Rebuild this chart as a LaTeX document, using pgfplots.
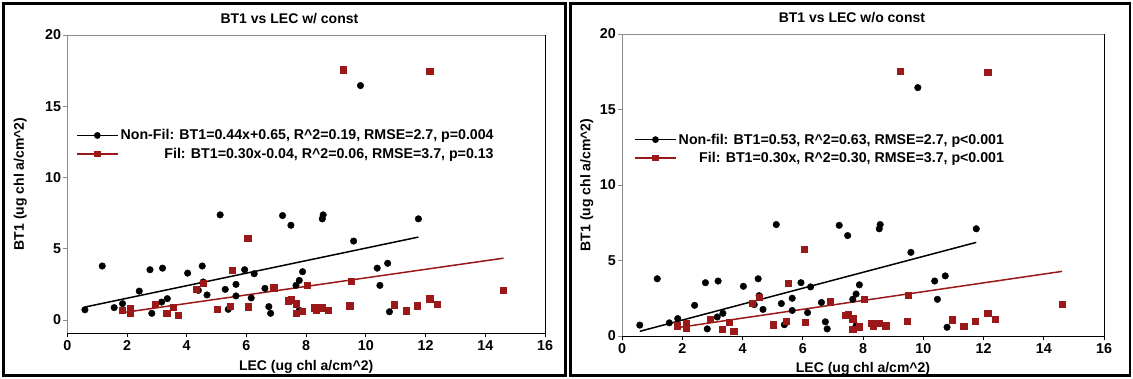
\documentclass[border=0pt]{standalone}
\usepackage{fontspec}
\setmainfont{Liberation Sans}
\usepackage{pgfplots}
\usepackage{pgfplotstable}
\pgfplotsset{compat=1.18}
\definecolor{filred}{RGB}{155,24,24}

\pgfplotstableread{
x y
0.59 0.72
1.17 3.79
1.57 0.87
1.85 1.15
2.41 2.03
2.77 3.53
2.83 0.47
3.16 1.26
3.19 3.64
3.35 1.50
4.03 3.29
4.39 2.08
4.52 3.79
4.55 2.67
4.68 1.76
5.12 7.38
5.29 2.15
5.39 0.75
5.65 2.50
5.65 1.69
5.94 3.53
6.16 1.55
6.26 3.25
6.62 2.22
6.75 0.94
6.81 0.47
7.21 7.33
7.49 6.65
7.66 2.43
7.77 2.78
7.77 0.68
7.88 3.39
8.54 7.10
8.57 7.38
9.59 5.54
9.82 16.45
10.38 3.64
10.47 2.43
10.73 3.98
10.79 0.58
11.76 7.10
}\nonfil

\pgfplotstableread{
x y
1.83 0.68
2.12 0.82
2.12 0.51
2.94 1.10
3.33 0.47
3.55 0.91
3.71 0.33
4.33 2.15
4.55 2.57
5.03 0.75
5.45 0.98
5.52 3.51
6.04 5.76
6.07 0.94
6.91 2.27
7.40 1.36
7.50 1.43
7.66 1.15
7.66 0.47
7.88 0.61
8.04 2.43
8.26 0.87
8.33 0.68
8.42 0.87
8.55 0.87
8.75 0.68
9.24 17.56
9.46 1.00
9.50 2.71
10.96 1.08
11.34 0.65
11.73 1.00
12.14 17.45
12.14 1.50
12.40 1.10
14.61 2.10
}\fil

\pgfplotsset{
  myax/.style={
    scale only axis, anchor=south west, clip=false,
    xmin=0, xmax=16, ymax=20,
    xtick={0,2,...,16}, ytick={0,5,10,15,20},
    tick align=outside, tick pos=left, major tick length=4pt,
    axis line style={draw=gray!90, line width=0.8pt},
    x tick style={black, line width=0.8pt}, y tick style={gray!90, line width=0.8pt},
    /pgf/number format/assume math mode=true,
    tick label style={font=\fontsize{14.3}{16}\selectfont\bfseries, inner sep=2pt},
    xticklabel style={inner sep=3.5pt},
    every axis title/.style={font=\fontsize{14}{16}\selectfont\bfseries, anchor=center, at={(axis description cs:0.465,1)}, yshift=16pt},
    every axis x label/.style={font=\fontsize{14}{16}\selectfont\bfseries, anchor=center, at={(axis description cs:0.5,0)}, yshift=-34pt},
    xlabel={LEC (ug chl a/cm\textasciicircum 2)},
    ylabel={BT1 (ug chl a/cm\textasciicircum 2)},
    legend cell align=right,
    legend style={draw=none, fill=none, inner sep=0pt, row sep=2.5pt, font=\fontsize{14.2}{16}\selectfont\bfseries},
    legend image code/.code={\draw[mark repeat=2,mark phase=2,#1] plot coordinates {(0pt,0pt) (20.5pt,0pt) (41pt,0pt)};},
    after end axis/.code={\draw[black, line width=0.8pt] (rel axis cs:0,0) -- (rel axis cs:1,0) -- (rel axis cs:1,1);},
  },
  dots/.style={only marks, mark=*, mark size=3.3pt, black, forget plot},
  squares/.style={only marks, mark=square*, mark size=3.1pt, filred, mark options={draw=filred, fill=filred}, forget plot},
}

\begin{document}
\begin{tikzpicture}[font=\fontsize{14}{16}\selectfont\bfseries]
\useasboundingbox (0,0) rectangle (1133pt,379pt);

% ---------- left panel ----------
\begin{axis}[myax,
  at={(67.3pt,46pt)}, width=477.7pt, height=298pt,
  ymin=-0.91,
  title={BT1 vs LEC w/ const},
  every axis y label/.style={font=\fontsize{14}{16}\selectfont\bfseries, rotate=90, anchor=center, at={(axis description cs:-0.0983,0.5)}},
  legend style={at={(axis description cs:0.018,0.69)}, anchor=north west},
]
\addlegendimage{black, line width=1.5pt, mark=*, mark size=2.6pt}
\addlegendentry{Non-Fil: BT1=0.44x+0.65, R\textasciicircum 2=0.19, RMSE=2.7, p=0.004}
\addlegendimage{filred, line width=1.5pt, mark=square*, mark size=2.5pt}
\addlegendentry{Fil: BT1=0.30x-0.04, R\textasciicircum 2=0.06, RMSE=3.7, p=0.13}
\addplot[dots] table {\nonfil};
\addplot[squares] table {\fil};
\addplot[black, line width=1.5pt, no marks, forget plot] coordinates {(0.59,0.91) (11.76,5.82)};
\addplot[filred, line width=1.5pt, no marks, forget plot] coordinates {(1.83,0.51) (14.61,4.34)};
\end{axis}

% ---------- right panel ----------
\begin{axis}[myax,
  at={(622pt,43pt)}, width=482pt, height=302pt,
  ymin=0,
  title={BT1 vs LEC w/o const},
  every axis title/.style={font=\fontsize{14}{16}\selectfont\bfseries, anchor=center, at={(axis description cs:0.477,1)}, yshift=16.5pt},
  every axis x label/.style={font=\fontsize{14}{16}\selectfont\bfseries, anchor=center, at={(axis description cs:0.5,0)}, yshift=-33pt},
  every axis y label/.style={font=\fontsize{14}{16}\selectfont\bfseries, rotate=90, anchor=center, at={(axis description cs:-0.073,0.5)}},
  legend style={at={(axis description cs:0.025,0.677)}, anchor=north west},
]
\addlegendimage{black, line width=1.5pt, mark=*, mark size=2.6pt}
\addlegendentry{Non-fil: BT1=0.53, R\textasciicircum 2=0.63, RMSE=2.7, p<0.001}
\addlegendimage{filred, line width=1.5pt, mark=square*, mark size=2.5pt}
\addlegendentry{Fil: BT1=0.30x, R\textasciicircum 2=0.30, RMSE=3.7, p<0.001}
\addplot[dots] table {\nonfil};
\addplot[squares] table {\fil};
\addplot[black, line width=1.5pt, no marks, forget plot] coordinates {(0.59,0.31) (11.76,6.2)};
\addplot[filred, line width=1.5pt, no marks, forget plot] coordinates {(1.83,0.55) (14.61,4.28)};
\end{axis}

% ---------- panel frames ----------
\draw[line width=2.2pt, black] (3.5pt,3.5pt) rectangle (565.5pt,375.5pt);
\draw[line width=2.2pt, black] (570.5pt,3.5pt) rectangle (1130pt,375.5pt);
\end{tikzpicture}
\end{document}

##########

> **Problem**: Copy the whole of the material above exactly, but not its images.

> **Exercise output**:
Rebuild this chart as a LaTeX document, using pgfplots.
\documentclass[border=0pt]{standalone}
\usepackage{fontspec}
\setmainfont{Liberation Sans}
\usepackage{pgfplots}
\usepackage{pgfplotstable}
\pgfplotsset{compat=1.18}
\definecolor{filred}{RGB}{155,24,24}

\pgfplotstableread{
x y
0.59 0.72
1.17 3.79
1.57 0.87
1.85 1.15
2.41 2.03
2.77 3.53
2.83 0.47
3.16 1.26
3.19 3.64
3.35 1.50
4.03 3.29
4.39 2.08
4.52 3.79
4.55 2.67
4.68 1.76
5.12 7.38
5.29 2.15
5.39 0.75
5.65 2.50
5.65 1.69
5.94 3.53
6.16 1.55
6.26 3.25
6.62 2.22
6.75 0.94
6.81 0.47
7.21 7.33
7.49 6.65
7.66 2.43
7.77 2.78
7.77 0.68
7.88 3.39
8.54 7.10
8.57 7.38
9.59 5.54
9.82 16.45
10.38 3.64
10.47 2.43
10.73 3.98
10.79 0.58
11.76 7.10
}\nonfil

\pgfplotstableread{
x y
1.83 0.68
2.12 0.82
2.12 0.51
2.94 1.10
3.33 0.47
3.55 0.91
3.71 0.33
4.33 2.15
4.55 2.57
5.03 0.75
5.45 0.98
5.52 3.51
6.04 5.76
6.07 0.94
6.91 2.27
7.40 1.36
7.50 1.43
7.66 1.15
7.66 0.47
7.88 0.61
8.04 2.43
8.26 0.87
8.33 0.68
8.42 0.87
8.55 0.87
8.75 0.68
9.24 17.56
9.46 1.00
9.50 2.71
10.96 1.08
11.34 0.65
11.73 1.00
12.14 17.45
12.14 1.50
12.40 1.10
14.61 2.10
}\fil

\pgfplotsset{
  myax/.style={
    scale only axis, anchor=south west, clip=false,
    xmin=0, xmax=16, ymax=20,
    xtick={0,2,...,16}, ytick={0,5,10,15,20},
    tick align=outside, tick pos=left, major tick length=4pt,
    axis line style={draw=gray!90, line width=0.8pt},
    x tick style={black, line width=0.8pt}, y tick style={gray!90, line width=0.8pt},
    /pgf/number format/assume math mode=true,
    tick label style={font=\fontsize{14.3}{16}\selectfont\bfseries, inner sep=2pt},
    xticklabel style={inner sep=3.5pt},
    every axis title/.style={font=\fontsize{14}{16}\selectfont\bfseries, anchor=center, at={(axis description cs:0.465,1)}, yshift=16pt},
    every axis x label/.style={font=\fontsize{14}{16}\selectfont\bfseries, anchor=center, at={(axis description cs:0.5,0)}, yshift=-34pt},
    xlabel={LEC (ug chl a/cm\textasciicircum 2)},
    ylabel={BT1 (ug chl a/cm\textasciicircum 2)},
    legend cell align=right,
    legend style={draw=none, fill=none, inner sep=0pt, row sep=2.5pt, font=\fontsize{14.2}{16}\selectfont\bfseries},
    legend image code/.code={\draw[mark repeat=2,mark phase=2,#1] plot coordinates {(0pt,0pt) (20.5pt,0pt) (41pt,0pt)};},
    after end axis/.code={\draw[black, line width=0.8pt] (rel axis cs:0,0) -- (rel axis cs:1,0) -- (rel axis cs:1,1);},
  },
  dots/.style={only marks, mark=*, mark size=3.3pt, black, forget plot},
  squares/.style={only marks, mark=square*, mark size=3.1pt, filred, mark options={draw=filred, fill=filred}, forget plot},
}

\begin{document}
\begin{tikzpicture}[font=\fontsize{14}{16}\selectfont\bfseries]
\useasboundingbox (0,0) rectangle (1133pt,379pt);

% ---------- left panel ----------
\begin{axis}[myax,
  at={(67.3pt,46pt)}, width=477.7pt, height=298pt,
  ymin=-0.91,
  title={BT1 vs LEC w/ const},
  every axis y label/.style={font=\fontsize{14}{16}\selectfont\bfseries, rotate=90, anchor=center, at={(axis description cs:-0.0983,0.5)}},
  legend style={at={(axis description cs:0.018,0.69)}, anchor=north west},
]
\addlegendimage{black, line width=1.5pt, mark=*, mark size=2.6pt}
\addlegendentry{Non-Fil: BT1=0.44x+0.65, R\textasciicircum 2=0.19, RMSE=2.7, p=0.004}
\addlegendimage{filred, line width=1.5pt, mark=square*, mark size=2.5pt}
\addlegendentry{Fil: BT1=0.30x-0.04, R\textasciicircum 2=0.06, RMSE=3.7, p=0.13}
\addplot[dots] table {\nonfil};
\addplot[squares] table {\fil};
\addplot[black, line width=1.5pt, no marks, forget plot] coordinates {(0.59,0.91) (11.76,5.82)};
\addplot[filred, line width=1.5pt, no marks, forget plot] coordinates {(1.83,0.51) (14.61,4.34)};
\end{axis}

% ---------- right panel ----------
\begin{axis}[myax,
  at={(622pt,43pt)}, width=482pt, height=302pt,
  ymin=0,
  title={BT1 vs LEC w/o const},
  every axis title/.style={font=\fontsize{14}{16}\selectfont\bfseries, anchor=center, at={(axis description cs:0.477,1)}, yshift=16.5pt},
  every axis x label/.style={font=\fontsize{14}{16}\selectfont\bfseries, anchor=center, at={(axis description cs:0.5,0)}, yshift=-33pt},
  every axis y label/.style={font=\fontsize{14}{16}\selectfont\bfseries, rotate=90, anchor=center, at={(axis description cs:-0.073,0.5)}},
  legend style={at={(axis description cs:0.025,0.677)}, anchor=north west},
]
\addlegendimage{black, line width=1.5pt, mark=*, mark size=2.6pt}
\addlegendentry{Non-fil: BT1=0.53, R\textasciicircum 2=0.63, RMSE=2.7, p<0.001}
\addlegendimage{filred, line width=1.5pt, mark=square*, mark size=2.5pt}
\addlegendentry{Fil: BT1=0.30x, R\textasciicircum 2=0.30, RMSE=3.7, p<0.001}
\addplot[dots] table {\nonfil};
\addplot[squares] table {\fil};
\addplot[black, line width=1.5pt, no marks, forget plot] coordinates {(0.59,0.31) (11.76,6.2)};
\addplot[filred, line width=1.5pt, no marks, forget plot] coordinates {(1.83,0.55) (14.61,4.28)};
\end{axis}

% ---------- panel frames ----------
\draw[line width=2.2pt, black] (3.5pt,3.5pt) rectangle (565.5pt,375.5pt);
\draw[line width=2.2pt, black] (570.5pt,3.5pt) rectangle (1130pt,375.5pt);
\end{tikzpicture}
\end{document}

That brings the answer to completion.